En tercer lugar, su apertura especial al mundo del arte que se plasmó con la creación de la Galería de Arte contemporáneo de los Museos Vaticanos en el año 1973 y que tiene un punto de arranque con la convocatoria de la misa de los artista en la Capilla Sixtina celebrada el 7 de mayo de 1964 y en la que el Papa felicita a los artistas por su capacidad de hacer accesible y comprensible el mundo del espíritu, aun conservando “su inefabilidad, su sentido de trascendencia y su ambiente de misterio”. El arte y la cultura en general constituyen, para Pablo VI, una excelente manera de expresar a los humanos la grandeza del Trascendente, una tarea compartida con toda la iglesia.

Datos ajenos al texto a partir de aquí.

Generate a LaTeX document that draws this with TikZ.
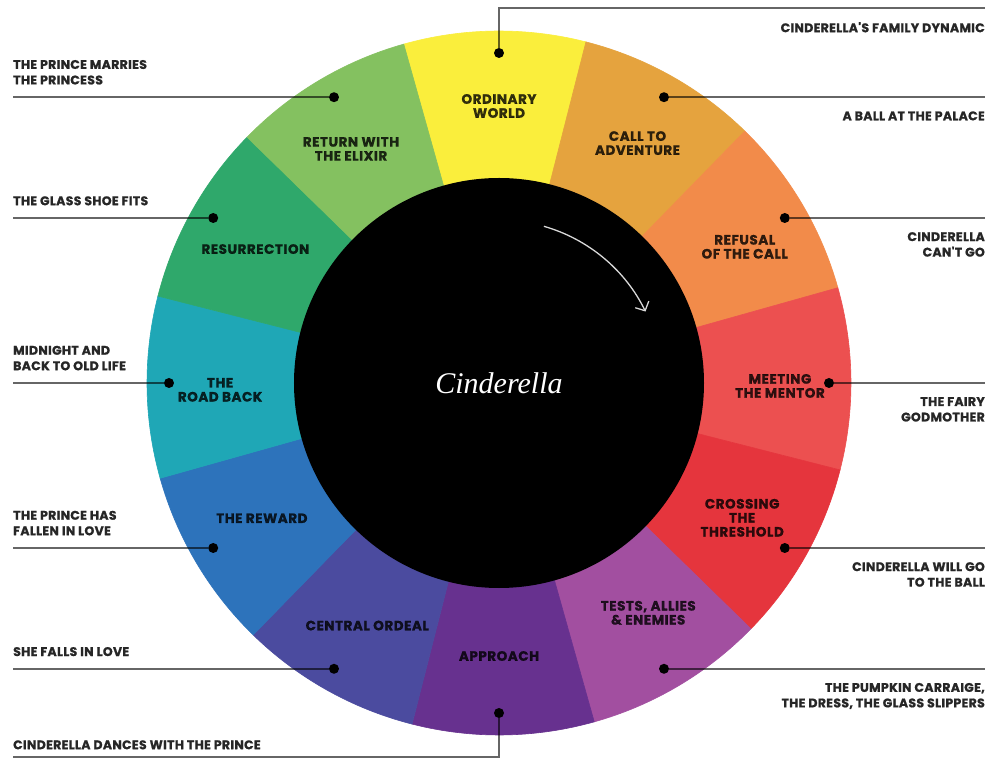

Su exquisito gusto se manifiesta en diversas obras realizadas en el Vaticano como la sala Nervi, sala de las audiencias pontificias, o la culminación de una de las puertas de la Basílica de San Pedro, la iniciada bajo el pontificado de Juan XXIII por el artista notoriamente no creyente Giacomo Manzù y acogida con gran afecto por Pablo VI. La relación de la iglesia ya no quiere ser de aprecio y mecenazgo, como lo ha sido a lo largo de muchos siglos, sino también la de una iglesia que, desde lo hondo de su corazón, comparte sustancialmente con el arte la tarea de acercar el invisible a la humanidad.

Finalmente, su profunda humanidad, empapada de fe, pero no exenta de una gran sensibilidad a propósito de los más altos valores humanos, entre los cuales se contó la amistad. Valga la sufriente mediación en el caso del secuestro del político italiano Aldo Moro, amigo personal del papa Montini: “os lo pido de rodillas: liberad al honorable Aldo Moro, sencillamente, sin condiciones, no tanto por mí intercesión humilde y afectuosa, sino por su dignidad de hermano nuestro y vuestro en humanidad” escribe el Papa el 21 de abril de1978 para pedir su liberación. Y rubrica su afecto con la impresionante oración del funeral de Estado del finalmente asesinado dirigente de la Democracia cristiana que se celebró en la Basílica de San Juan de Letrán el 13 de mayo de 1978: “¿Quién puede escuchar nuestro lamento una vez más, sino Tú, Dios de la vida y de la muerte? No has atendido nuestra súplica por la incolumidad de Aldo Moro, de este hombre bueno, apacible, sapiente, inocente y amigo; pero Tú, Señor, no has abandonado su espíritu inmortal marcado con la fe en Cristo, que es la resurrección y la vida. Por él, por él. ¡Señor, escúchanos!”

A todos los Papas se suele llamarles Santo Padre, y habría que profundizar en el significado de esta atribución. Pero lo cierto es que hay Papas que han sido grandes Santos. Pablo VI también.